** Data excerpt **
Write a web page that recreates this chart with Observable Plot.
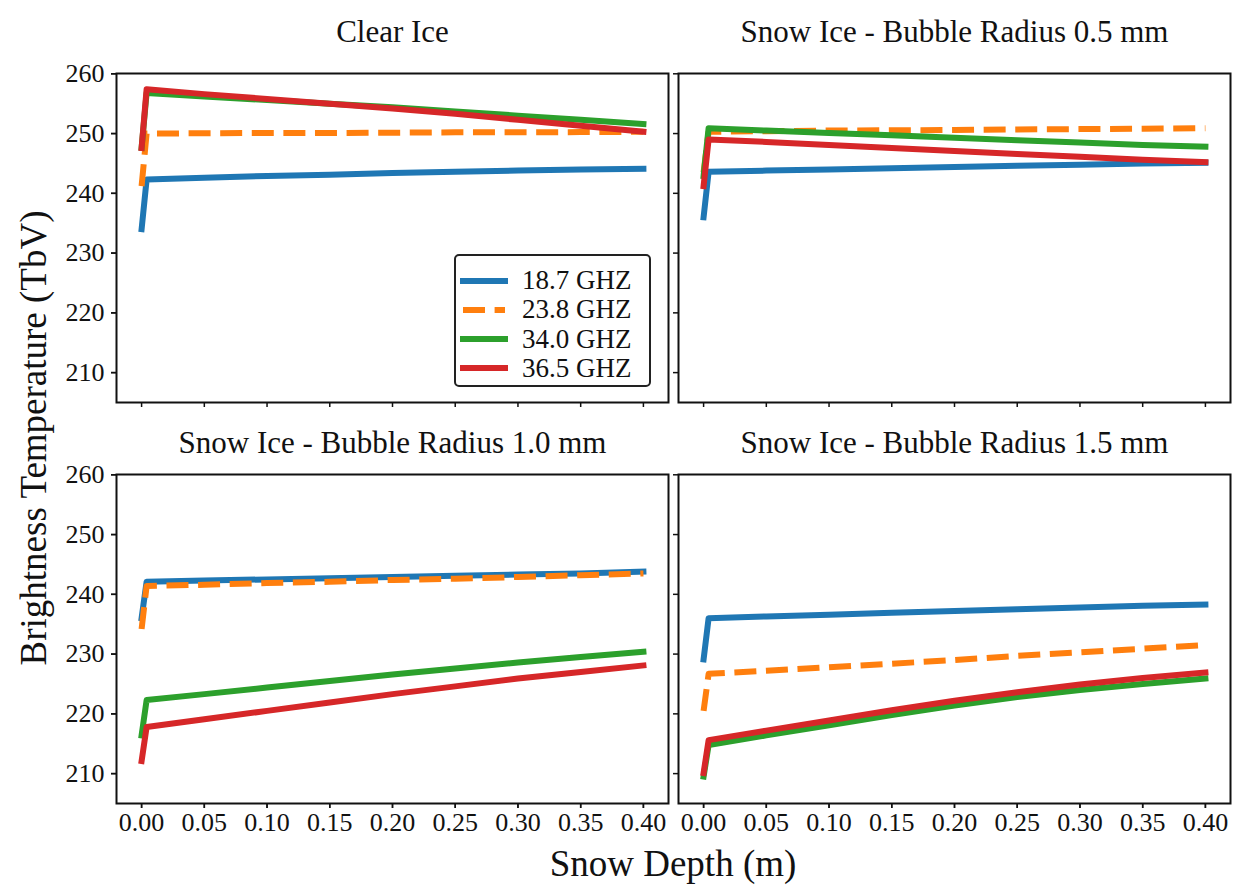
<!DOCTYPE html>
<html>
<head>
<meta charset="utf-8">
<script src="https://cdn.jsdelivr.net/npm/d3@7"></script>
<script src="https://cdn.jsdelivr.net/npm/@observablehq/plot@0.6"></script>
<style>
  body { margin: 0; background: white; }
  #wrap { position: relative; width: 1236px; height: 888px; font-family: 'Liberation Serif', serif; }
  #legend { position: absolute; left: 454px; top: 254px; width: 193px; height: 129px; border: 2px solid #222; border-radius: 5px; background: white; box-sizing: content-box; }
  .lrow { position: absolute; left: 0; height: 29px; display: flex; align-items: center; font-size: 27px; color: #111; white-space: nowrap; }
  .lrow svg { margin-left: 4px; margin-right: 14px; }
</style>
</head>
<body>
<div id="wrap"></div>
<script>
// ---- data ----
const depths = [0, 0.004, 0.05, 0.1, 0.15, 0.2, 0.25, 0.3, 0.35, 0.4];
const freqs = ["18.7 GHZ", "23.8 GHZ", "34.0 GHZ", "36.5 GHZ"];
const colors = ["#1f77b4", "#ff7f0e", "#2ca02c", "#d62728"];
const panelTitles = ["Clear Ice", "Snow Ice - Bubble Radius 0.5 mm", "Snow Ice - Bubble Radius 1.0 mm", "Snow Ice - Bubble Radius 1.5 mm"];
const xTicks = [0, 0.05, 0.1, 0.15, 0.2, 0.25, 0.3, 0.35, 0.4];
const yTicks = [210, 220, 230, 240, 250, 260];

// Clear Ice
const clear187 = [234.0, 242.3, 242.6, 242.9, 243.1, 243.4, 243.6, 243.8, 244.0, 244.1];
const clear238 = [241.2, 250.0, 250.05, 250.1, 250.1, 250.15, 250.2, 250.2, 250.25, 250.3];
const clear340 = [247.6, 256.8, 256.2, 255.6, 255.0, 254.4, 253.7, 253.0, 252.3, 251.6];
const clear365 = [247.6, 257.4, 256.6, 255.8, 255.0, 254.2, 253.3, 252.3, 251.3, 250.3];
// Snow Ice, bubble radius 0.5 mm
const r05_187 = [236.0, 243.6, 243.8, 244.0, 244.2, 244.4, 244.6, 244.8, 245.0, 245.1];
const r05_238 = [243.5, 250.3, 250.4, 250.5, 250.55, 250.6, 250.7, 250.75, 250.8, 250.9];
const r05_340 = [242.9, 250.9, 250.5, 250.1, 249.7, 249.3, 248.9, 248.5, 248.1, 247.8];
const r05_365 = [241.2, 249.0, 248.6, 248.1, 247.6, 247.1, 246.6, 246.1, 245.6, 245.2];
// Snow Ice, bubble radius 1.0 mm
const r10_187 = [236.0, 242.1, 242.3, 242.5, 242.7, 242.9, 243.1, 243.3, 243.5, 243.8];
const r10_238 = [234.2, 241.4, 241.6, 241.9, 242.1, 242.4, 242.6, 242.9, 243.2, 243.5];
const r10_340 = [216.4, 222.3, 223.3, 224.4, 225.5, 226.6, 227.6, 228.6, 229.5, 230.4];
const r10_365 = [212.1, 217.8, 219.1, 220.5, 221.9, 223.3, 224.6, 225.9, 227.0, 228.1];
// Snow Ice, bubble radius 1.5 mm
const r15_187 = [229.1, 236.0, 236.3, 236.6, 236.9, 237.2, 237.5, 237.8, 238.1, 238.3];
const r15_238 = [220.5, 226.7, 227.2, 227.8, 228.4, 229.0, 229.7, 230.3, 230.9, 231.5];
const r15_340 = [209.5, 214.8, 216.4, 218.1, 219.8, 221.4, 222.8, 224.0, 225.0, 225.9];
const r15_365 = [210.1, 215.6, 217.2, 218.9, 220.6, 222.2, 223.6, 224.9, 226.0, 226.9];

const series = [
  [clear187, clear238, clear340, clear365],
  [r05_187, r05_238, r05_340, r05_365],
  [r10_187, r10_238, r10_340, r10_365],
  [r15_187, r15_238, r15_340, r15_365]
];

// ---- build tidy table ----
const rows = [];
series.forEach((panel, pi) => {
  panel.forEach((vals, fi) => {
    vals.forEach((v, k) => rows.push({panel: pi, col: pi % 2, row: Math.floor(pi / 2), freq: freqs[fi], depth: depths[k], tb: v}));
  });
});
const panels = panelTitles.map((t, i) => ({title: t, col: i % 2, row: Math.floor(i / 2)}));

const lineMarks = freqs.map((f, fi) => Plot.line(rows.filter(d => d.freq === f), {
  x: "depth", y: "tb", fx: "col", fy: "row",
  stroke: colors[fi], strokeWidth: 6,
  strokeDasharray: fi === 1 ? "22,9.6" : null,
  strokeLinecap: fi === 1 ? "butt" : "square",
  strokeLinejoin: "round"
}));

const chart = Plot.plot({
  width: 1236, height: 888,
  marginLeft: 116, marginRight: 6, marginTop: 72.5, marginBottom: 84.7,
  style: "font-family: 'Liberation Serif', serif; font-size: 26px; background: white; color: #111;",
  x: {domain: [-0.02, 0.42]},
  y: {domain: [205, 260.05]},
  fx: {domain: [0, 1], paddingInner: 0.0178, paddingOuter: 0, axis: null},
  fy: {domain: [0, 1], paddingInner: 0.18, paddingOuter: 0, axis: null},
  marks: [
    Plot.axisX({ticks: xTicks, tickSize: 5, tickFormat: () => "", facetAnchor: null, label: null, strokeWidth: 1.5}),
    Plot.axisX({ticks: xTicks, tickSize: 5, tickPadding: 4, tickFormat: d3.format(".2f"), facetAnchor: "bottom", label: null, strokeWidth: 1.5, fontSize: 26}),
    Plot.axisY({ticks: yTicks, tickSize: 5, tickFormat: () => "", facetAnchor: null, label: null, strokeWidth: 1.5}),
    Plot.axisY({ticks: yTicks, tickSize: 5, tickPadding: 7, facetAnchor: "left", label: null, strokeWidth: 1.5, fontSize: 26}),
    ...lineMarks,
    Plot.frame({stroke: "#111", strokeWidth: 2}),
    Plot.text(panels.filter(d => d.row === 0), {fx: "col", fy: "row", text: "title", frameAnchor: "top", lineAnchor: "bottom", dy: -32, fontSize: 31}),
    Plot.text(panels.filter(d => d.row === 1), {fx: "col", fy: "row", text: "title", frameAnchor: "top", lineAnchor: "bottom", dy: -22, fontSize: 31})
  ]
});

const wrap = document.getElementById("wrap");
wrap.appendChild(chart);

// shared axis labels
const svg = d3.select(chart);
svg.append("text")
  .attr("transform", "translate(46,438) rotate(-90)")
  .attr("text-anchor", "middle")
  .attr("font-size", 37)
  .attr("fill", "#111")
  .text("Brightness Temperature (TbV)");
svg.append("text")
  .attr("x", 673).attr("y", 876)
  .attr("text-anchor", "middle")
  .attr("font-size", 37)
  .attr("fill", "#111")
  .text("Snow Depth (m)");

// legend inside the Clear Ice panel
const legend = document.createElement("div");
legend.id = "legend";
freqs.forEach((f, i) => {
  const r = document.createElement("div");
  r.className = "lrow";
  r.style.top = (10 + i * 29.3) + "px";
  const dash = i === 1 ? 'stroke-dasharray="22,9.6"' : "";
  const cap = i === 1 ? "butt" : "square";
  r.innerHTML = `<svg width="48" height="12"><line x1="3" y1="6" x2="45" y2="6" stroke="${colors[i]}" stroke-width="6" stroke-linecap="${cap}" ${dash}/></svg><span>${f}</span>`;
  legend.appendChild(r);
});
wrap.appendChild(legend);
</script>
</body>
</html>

** Your goal **
Reproduce only the lines from the beginning of the data through the line that contains "const yTicks = [210, 220, 230, 240, 250, 260];", both included, and please drop the pictures.

** Correct output **
Write a web page that recreates this chart with Observable Plot.
<!DOCTYPE html>
<html>
<head>
<meta charset="utf-8">
<script src="https://cdn.jsdelivr.net/npm/d3@7"></script>
<script src="https://cdn.jsdelivr.net/npm/@observablehq/plot@0.6"></script>
<style>
  body { margin: 0; background: white; }
  #wrap { position: relative; width: 1236px; height: 888px; font-family: 'Liberation Serif', serif; }
  #legend { position: absolute; left: 454px; top: 254px; width: 193px; height: 129px; border: 2px solid #222; border-radius: 5px; background: white; box-sizing: content-box; }
  .lrow { position: absolute; left: 0; height: 29px; display: flex; align-items: center; font-size: 27px; color: #111; white-space: nowrap; }
  .lrow svg { margin-left: 4px; margin-right: 14px; }
</style>
</head>
<body>
<div id="wrap"></div>
<script>
// ---- data ----
const depths = [0, 0.004, 0.05, 0.1, 0.15, 0.2, 0.25, 0.3, 0.35, 0.4];
const freqs = ["18.7 GHZ", "23.8 GHZ", "34.0 GHZ", "36.5 GHZ"];
const colors = ["#1f77b4", "#ff7f0e", "#2ca02c", "#d62728"];
const panelTitles = ["Clear Ice", "Snow Ice - Bubble Radius 0.5 mm", "Snow Ice - Bubble Radius 1.0 mm", "Snow Ice - Bubble Radius 1.5 mm"];
const xTicks = [0, 0.05, 0.1, 0.15, 0.2, 0.25, 0.3, 0.35, 0.4];
const yTicks = [210, 220, 230, 240, 250, 260];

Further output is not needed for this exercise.